### Problem requirements
Every line below is to be copied exactly, with the pictures left out.

[start of Data extract]

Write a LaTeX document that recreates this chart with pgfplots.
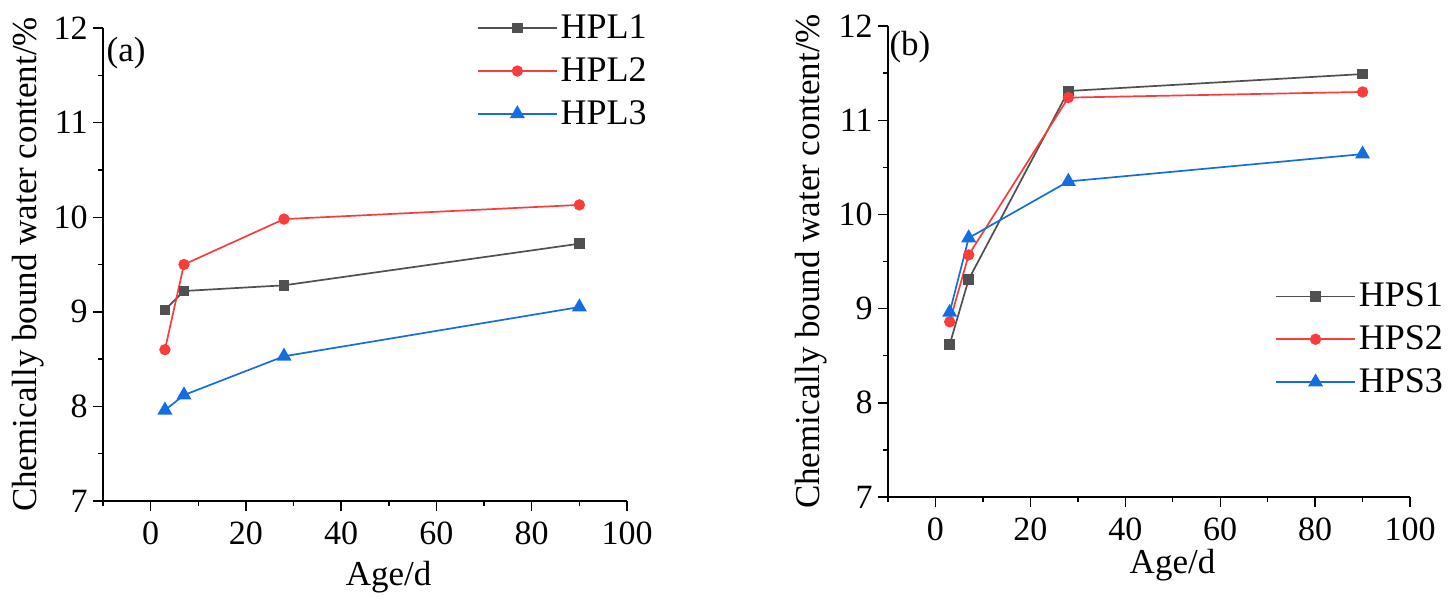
\documentclass[border=0pt]{standalone}
\usepackage{fontspec}
\setmainfont{Liberation Serif}
\usepackage{pgfplots}
\pgfplotsset{compat=1.18}
\definecolor{cgray}{RGB}{80,80,80}
\definecolor{cred}{RGB}{250,60,60}
\definecolor{cblue}{RGB}{20,110,225}
\pgfplotsset{myaxis/.style={
  scale only axis,
  axis x line*=bottom, axis y line*=left,
  axis line style={line width=0.7pt,-},
  xmin=-10,xmax=100,ymin=7,ymax=12,
  xtick={0,20,...,100}, ytick={7,...,12},
  minor xtick={-10,10,30,50,70,90}, minor ytick={7.5,8.5,9.5,10.5,11.5},
  tick align=outside, major tick length=5pt, minor tick length=2.5pt,
  tick style={line width=0.7pt,black},
  /pgf/number format/assume math mode=true,
  tick label style={font=\fontsize{17}{20}\selectfont},
  yticklabel style={inner sep=2.5pt},
  xticklabel style={yshift=-2pt},
  label style={font=\fontsize{17.5}{20}\selectfont},
  every axis plot/.append style={line width=0.85pt},
  legend cell align=left,
  legend style={draw=none, fill=none, font=\fontsize{18}{20}\selectfont,
    row sep=5pt, inner sep=0pt, nodes={inner sep=1.5pt}},
  legend image code/.code={\draw[mark repeat=2,mark phase=2] plot coordinates {(0pt,0pt) (19.75pt,0pt) (39.5pt,0pt)};},
}}
\begin{document}
\begin{tikzpicture}
\useasboundingbox (0,0) rectangle (727pt,303pt);
\begin{axis}[myaxis, at={(51.5pt,52.5pt)}, anchor=south west,
  width=262pt, height=236.5pt,
  xlabel={Age/d}, ylabel={Chemically bound water content/\%},
  xlabel style={at={(axis description cs:0.545,-0.16)}, anchor=center},
  ylabel style={at={(axis description cs:-0.143,0.5)}, anchor=center},
  legend style={at={(axis description cs:0.713,1.035)}, anchor=north west}]
\addplot[color=cgray, mark=square*, mark size=2.2pt] coordinates {(3,9.02) (7,9.22) (28,9.28) (90,9.72)};
\addlegendentry{HPL1}
\addplot[color=cred, mark=*, mark size=2.4pt] coordinates {(3,8.60) (7,9.50) (28,9.98) (90,10.13)};
\addlegendentry{HPL2}
\addplot[color=cblue, mark=triangle*, mark size=3.5pt] coordinates {(3,7.96) (7,8.12) (28,8.53) (90,9.05)};
\addlegendentry{HPL3}
\node[font=\fontsize{17.5}{20}\selectfont, anchor=center] at (axis description cs:0.044,0.947) {(a)};
\end{axis}
\begin{axis}[myaxis, at={(444pt,54.5pt)}, anchor=south west,
  width=261pt, height=235.5pt,
  xlabel={Age/d}, ylabel={Chemically bound water content/\%},
  xlabel style={at={(axis description cs:0.545,-0.145)}, anchor=center},
  ylabel style={at={(axis description cs:-0.147,0.5)}, anchor=center},
  legend style={at={(axis description cs:0.741,0.4615)}, anchor=north west}]
\addplot[color=cgray, mark=square*, mark size=2.2pt] coordinates {(3,8.62) (7,9.31) (28,11.31) (90,11.49)};
\addlegendentry{HPS1}
\addplot[color=cred, mark=*, mark size=2.4pt] coordinates {(3,8.86) (7,9.57) (28,11.24) (90,11.30)};
\addlegendentry{HPS2}
\addplot[color=cblue, mark=triangle*, mark size=3.5pt] coordinates {(3,8.96) (7,9.75) (28,10.35) (90,10.64)};
\addlegendentry{HPS3}
\node[font=\fontsize{17.5}{20}\selectfont, anchor=center] at (axis description cs:0.042,0.955) {(b)};
\end{axis}
\end{tikzpicture}
\end{document}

[end of Data extract]

### Problem solution
Write a LaTeX document that recreates this chart with pgfplots.
\documentclass[border=0pt]{standalone}
\usepackage{fontspec}
\setmainfont{Liberation Serif}
\usepackage{pgfplots}
\pgfplotsset{compat=1.18}
\definecolor{cgray}{RGB}{80,80,80}
\definecolor{cred}{RGB}{250,60,60}
\definecolor{cblue}{RGB}{20,110,225}
\pgfplotsset{myaxis/.style={
  scale only axis,
  axis x line*=bottom, axis y line*=left,
  axis line style={line width=0.7pt,-},
  xmin=-10,xmax=100,ymin=7,ymax=12,
  xtick={0,20,...,100}, ytick={7,...,12},
  minor xtick={-10,10,30,50,70,90}, minor ytick={7.5,8.5,9.5,10.5,11.5},
  tick align=outside, major tick length=5pt, minor tick length=2.5pt,
  tick style={line width=0.7pt,black},
  /pgf/number format/assume math mode=true,
  tick label style={font=\fontsize{17}{20}\selectfont},
  yticklabel style={inner sep=2.5pt},
  xticklabel style={yshift=-2pt},
  label style={font=\fontsize{17.5}{20}\selectfont},
  every axis plot/.append style={line width=0.85pt},
  legend cell align=left,
  legend style={draw=none, fill=none, font=\fontsize{18}{20}\selectfont,
    row sep=5pt, inner sep=0pt, nodes={inner sep=1.5pt}},
  legend image code/.code={\draw[mark repeat=2,mark phase=2] plot coordinates {(0pt,0pt) (19.75pt,0pt) (39.5pt,0pt)};},
}}
\begin{document}
\begin{tikzpicture}
\useasboundingbox (0,0) rectangle (727pt,303pt);
\begin{axis}[myaxis, at={(51.5pt,52.5pt)}, anchor=south west,
  width=262pt, height=236.5pt,
  xlabel={Age/d}, ylabel={Chemically bound water content/\%},
  xlabel style={at={(axis description cs:0.545,-0.16)}, anchor=center},
  ylabel style={at={(axis description cs:-0.143,0.5)}, anchor=center},
  legend style={at={(axis description cs:0.713,1.035)}, anchor=north west}]
\addplot[color=cgray, mark=square*, mark size=2.2pt] coordinates {(3,9.02) (7,9.22) (28,9.28) (90,9.72)};
\addlegendentry{HPL1}
\addplot[color=cred, mark=*, mark size=2.4pt] coordinates {(3,8.60) (7,9.50) (28,9.98) (90,10.13)};
\addlegendentry{HPL2}
\addplot[color=cblue, mark=triangle*, mark size=3.5pt] coordinates {(3,7.96) (7,8.12) (28,8.53) (90,9.05)};
\addlegendentry{HPL3}
\node[font=\fontsize{17.5}{20}\selectfont, anchor=center] at (axis description cs:0.044,0.947) {(a)};
\end{axis}
\begin{axis}[myaxis, at={(444pt,54.5pt)}, anchor=south west,
  width=261pt, height=235.5pt,
  xlabel={Age/d}, ylabel={Chemically bound water content/\%},
  xlabel style={at={(axis description cs:0.545,-0.145)}, anchor=center},
  ylabel style={at={(axis description cs:-0.147,0.5)}, anchor=center},
  legend style={at={(axis description cs:0.741,0.4615)}, anchor=north west}]
\addplot[color=cgray, mark=square*, mark size=2.2pt] coordinates {(3,8.62) (7,9.31) (28,11.31) (90,11.49)};
\addlegendentry{HPS1}
\addplot[color=cred, mark=*, mark size=2.4pt] coordinates {(3,8.86) (7,9.57) (28,11.24) (90,11.30)};
\addlegendentry{HPS2}
\addplot[color=cblue, mark=triangle*, mark size=3.5pt] coordinates {(3,8.96) (7,9.75) (28,10.35) (90,10.64)};
\addlegendentry{HPS3}
\node[font=\fontsize{17.5}{20}\selectfont, anchor=center] at (axis description cs:0.042,0.955) {(b)};
\end{axis}
\end{tikzpicture}
\end{document}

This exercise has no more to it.